Stan Brakhage est un réalisateur expérimental américain. Son travail, si éclaté formellement qu’il puisse paraître au premier abord, dresse sur plusieurs décennies une manière singulière, cohérente d’appréhender le média cinématographique. Entre films de famille (auxquels il donnera par leur ampleur, leur accumulation, fonction d’épopées), recherches purement formelles et provocations visuelles, c’est toujours le processus physiologique de la vision qui est questionné à travers un double mouvement : l’acte de voir et celui de donner à voir par le biais d’une tension – une dissonance muette – qui tend par le déplacement qu’elle suppose chez le spectateur à dépasser la conscience, à l’anticiper. Il s’agit de retrouver une forme primitive de perception en rendant compte des possibles d’un éternel présent, renouvelé et transposable par la trace qu’est le film, la pellicule. De par leur facture artisanale, les films de Brakhage éludent ainsi les médiations – pas d’acteurs, pas de figures, pas de modèles. On serait presque tenté de dire, pas de représentation. La caméra stylo, à la première personne, favorise l’instantanéité. De la pensée au film qui s’immisce dès lors de manière ostentatoire et revendiquée au rang d’art. Cependant chez Stan Brakhage, spontanéité ne rime pas avec désinvolture ni même attrait pour l’aléatoire (ce qu’un survol trop rapide de son travail pourrait laisser croire). Car ce qui sous-tend son œuvre (composée de plus de trois cents films, d’aucuns de quelques secondes, d’autres de plusieurs heures) est autant exploration temporelle que visuelle. À ce titre, les différents niveaux de structure (à l’intérieur d’un plan, et dans la relation entre plans) et plus fondamentalement le rythme sont des éléments centraux de ses films .
Si le rythme est inhérent à toute forme de vie et par extension toute forme artistique, dès lors qu’elle s’érige de par sa nature même contre le flux du temps, nous sommes ici en face d’une œuvre qui, par sa « primitivité » formelle, le rend palpable. C’est une pulsation – apparaissant d’autant plus prégnante par l’absence de bande-son dans la plupart des films – qui s’étire, accélère, se fige, nous amenant, spectateurs, à un état de transe facilitant l’adhésion aux hallucinations visuelles proposées.

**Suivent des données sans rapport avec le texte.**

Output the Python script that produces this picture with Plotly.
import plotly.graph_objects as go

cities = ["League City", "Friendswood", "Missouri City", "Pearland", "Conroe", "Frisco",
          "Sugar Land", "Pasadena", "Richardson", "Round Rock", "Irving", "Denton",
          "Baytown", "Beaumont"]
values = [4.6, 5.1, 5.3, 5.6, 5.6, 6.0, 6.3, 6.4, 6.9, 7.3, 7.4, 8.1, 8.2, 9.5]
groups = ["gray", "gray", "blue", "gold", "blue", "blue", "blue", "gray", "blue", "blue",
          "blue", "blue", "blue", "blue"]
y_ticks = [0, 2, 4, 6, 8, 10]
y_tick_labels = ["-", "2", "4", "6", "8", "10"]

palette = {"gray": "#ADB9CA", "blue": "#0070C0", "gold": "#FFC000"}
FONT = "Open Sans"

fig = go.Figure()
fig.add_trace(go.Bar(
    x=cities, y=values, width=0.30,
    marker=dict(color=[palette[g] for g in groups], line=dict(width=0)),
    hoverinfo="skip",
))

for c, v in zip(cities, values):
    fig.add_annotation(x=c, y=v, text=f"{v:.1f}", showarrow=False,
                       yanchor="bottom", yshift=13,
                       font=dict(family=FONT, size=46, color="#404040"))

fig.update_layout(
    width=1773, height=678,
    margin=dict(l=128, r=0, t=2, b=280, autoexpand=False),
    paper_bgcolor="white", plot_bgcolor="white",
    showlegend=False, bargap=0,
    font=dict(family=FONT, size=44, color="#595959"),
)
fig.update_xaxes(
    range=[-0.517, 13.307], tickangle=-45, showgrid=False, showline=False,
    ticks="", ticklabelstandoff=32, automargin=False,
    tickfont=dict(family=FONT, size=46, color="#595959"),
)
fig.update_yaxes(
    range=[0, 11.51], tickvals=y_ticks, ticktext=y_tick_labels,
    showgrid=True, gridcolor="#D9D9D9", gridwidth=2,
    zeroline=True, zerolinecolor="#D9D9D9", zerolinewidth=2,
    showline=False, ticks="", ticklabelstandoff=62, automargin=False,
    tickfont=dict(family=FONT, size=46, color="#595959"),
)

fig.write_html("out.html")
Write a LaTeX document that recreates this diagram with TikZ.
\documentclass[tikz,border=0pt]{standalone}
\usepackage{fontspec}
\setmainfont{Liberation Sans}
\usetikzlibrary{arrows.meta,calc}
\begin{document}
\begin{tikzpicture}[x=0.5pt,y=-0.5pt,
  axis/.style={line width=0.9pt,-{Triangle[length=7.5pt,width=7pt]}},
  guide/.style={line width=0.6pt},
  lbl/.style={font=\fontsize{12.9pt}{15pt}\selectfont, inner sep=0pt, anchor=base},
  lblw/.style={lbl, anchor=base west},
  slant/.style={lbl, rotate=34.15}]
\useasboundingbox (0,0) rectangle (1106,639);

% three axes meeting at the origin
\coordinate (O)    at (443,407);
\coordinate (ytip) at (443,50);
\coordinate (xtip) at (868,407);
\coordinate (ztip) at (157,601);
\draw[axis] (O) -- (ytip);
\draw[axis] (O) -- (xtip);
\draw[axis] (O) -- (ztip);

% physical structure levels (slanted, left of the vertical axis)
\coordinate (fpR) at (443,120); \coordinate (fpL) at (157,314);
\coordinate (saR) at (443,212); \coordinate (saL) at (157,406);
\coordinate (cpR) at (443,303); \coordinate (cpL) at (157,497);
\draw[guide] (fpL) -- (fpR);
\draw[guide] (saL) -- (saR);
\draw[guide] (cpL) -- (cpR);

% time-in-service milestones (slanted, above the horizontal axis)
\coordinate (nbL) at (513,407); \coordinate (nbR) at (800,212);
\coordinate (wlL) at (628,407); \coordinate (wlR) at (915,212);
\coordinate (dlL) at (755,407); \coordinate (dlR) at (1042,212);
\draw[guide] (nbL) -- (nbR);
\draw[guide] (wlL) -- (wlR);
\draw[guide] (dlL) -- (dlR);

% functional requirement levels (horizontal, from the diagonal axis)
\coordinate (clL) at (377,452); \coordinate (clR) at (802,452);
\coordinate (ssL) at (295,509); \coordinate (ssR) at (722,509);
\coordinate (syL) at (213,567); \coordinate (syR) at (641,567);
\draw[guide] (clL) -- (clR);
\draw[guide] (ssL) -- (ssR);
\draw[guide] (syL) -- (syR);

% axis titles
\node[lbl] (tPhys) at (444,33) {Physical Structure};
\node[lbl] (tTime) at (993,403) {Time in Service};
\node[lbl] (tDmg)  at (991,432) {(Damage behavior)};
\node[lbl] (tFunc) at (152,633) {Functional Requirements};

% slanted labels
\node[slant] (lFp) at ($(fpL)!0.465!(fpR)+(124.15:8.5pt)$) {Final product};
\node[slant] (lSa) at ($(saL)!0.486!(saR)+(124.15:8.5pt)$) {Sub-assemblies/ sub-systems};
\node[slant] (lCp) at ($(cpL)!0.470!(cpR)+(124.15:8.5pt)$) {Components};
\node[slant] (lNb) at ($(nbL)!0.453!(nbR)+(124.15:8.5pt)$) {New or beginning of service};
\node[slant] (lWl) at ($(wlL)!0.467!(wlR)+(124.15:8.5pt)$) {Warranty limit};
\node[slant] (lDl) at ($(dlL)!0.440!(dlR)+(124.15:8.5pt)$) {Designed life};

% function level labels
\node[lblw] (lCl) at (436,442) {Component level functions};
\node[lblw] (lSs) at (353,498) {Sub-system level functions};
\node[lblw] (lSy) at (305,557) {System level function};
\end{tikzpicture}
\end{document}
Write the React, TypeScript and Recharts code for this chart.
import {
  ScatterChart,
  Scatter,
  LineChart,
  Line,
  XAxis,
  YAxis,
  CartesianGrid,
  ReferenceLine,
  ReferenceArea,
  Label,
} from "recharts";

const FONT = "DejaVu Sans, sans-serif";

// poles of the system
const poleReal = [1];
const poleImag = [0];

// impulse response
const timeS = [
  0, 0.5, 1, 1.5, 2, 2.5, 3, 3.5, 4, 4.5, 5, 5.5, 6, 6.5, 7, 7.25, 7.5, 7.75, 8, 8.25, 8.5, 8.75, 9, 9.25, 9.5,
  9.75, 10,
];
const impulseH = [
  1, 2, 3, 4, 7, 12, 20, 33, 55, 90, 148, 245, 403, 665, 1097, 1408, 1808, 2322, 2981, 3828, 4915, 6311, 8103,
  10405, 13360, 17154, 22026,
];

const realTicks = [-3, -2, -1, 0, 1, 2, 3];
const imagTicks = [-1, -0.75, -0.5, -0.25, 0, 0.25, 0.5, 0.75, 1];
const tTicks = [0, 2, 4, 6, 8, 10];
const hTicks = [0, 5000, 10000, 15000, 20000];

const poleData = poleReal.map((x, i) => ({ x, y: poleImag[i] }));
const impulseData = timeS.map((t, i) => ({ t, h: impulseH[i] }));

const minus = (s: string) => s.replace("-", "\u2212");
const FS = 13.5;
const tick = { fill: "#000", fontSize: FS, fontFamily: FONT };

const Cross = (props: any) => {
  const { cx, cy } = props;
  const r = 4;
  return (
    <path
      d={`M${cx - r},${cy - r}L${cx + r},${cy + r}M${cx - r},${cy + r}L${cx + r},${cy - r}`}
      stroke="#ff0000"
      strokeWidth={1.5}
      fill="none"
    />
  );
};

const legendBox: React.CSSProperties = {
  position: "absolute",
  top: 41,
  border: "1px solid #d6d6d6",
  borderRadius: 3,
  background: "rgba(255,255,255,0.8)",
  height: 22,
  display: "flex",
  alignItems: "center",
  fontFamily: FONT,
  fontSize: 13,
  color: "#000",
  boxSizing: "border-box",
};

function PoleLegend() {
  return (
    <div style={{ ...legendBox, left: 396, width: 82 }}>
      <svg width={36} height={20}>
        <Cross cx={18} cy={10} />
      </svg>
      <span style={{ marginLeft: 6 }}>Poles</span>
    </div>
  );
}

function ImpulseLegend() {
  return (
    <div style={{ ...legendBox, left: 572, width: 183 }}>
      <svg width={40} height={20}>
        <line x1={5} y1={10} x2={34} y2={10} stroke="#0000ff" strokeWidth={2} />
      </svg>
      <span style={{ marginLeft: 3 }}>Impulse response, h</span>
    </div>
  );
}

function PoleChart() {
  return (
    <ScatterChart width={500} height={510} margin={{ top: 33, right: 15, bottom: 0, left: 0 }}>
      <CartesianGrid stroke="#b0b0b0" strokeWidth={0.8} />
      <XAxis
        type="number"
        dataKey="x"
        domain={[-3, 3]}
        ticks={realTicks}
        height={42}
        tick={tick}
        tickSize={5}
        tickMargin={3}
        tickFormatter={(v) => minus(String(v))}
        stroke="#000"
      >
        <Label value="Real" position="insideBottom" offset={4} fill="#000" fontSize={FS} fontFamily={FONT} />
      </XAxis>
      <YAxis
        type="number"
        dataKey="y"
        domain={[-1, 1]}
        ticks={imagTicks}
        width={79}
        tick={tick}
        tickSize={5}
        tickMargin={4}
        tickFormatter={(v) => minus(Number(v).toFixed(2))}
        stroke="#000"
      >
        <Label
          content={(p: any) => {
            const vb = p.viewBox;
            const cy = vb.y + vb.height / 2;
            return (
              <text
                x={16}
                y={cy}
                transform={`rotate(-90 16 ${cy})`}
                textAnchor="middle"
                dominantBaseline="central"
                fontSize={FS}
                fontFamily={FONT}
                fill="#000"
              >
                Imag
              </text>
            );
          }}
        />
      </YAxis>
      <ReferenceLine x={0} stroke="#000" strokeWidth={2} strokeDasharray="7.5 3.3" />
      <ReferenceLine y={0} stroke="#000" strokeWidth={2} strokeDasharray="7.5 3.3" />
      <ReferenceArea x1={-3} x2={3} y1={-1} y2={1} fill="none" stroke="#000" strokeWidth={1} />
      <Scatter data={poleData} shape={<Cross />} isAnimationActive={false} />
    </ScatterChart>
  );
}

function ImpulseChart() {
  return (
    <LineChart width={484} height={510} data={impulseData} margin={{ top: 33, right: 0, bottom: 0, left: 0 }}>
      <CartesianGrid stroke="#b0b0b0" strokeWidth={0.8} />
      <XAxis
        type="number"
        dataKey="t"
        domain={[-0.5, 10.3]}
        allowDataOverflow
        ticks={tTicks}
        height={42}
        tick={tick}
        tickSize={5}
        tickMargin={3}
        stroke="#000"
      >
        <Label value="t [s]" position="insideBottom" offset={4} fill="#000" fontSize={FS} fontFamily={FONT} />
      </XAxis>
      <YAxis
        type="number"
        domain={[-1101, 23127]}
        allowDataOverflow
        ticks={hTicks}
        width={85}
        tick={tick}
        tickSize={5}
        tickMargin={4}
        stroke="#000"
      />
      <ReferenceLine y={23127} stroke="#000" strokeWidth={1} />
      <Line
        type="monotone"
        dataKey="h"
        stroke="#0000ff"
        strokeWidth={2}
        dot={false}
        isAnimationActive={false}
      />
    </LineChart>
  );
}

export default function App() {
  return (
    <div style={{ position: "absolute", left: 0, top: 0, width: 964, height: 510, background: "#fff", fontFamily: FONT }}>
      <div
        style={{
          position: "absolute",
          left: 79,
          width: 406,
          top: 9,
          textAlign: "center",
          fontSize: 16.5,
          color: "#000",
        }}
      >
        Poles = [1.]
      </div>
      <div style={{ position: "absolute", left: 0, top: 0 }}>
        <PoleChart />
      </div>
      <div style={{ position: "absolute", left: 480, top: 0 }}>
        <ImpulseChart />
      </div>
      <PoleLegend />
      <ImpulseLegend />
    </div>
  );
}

Les dix films présentés dans Hand-Painted Films sont le fruit d’un travail relativement tardif dans l’œuvre de Brakhage. Réalisés entre 1986 et 1994, d’une durée similaire, ils ont comme autre point commun d’avoir tous été réalisés sans caméra. La vision de Brakhage étant directe transposition de matières picturales sur la pellicule filmique. Il est intéressant, avant de plonger plus avant dans l’étude de ces œuvres, de noter que la déclaration d’intention de Brakhage, formulée à plusieurs reprises dès les années cinquante (jusque sur des plateaux de télévision américains) de proposer un cinéma qui aurait pour sujet principal la vision elle-même, s’est vue au cours des décennies, renforcée, affinée par un minimalisme toujours plus poussé dans les moyens utilisés. Les jeux sur les composants fondamentaux de la perception (vitesse, mouvement, immobilité, couleur, symétrie, etc.) ont été en quelque sorte étayés par un abandon progressif de toute forme de technologie, de tout appareillage considéré avant tout comme écran. Brakhage proposa ainsi, à la fin de sa vie, des films de plus en plus dénudés, comme si toute son œuvre avait été un lent cheminement vers le dépouillement et que la décomposition des éléments de la perception, leur agencement divers, leur dissection presque scientifique l’avaient amené jusqu'à ce point extrême où l’œil lui-même (et son catalyseur qu’est la lentille de la caméra) était remis en question – possible inhibiteur –, juste avant la nuit.
Après ces films peints à même la pellicule, affaibli par un cancer et un problème oculaire, Brakhage réalisa encore quelques films, dans lesquels il poussa l’abnégation jusqu’à se contenter de gratter sur la pellicule, soustrayant à la matière ce qu’il cherchait à rendre visible.
On pourrait comparer chacun des dix films présentés à autant de poèmes dont les titres seraient des programmes : Night Music, Autumnal, Ephemeral Solidity, Naughts, Stellar, etc.
Les voir à la suite, les considérer comme un recueil (rassemblement autant que recueillement paiën), c’est prendre conscience du savoir-faire de Brakhage. Variations incessantes à partir d’un vocabulaire restreint dont les combinaisons maîtrisées, obsessionnelles, sont luxuriance. Son cinéma, si on s’y laisse perdre, agit de ce fait sur nous comme un suspens, une poche temporelle où le regard s’inverse, part du vivant et éclaire non pas le monde, mais une nouvelle manière de l’appréhender.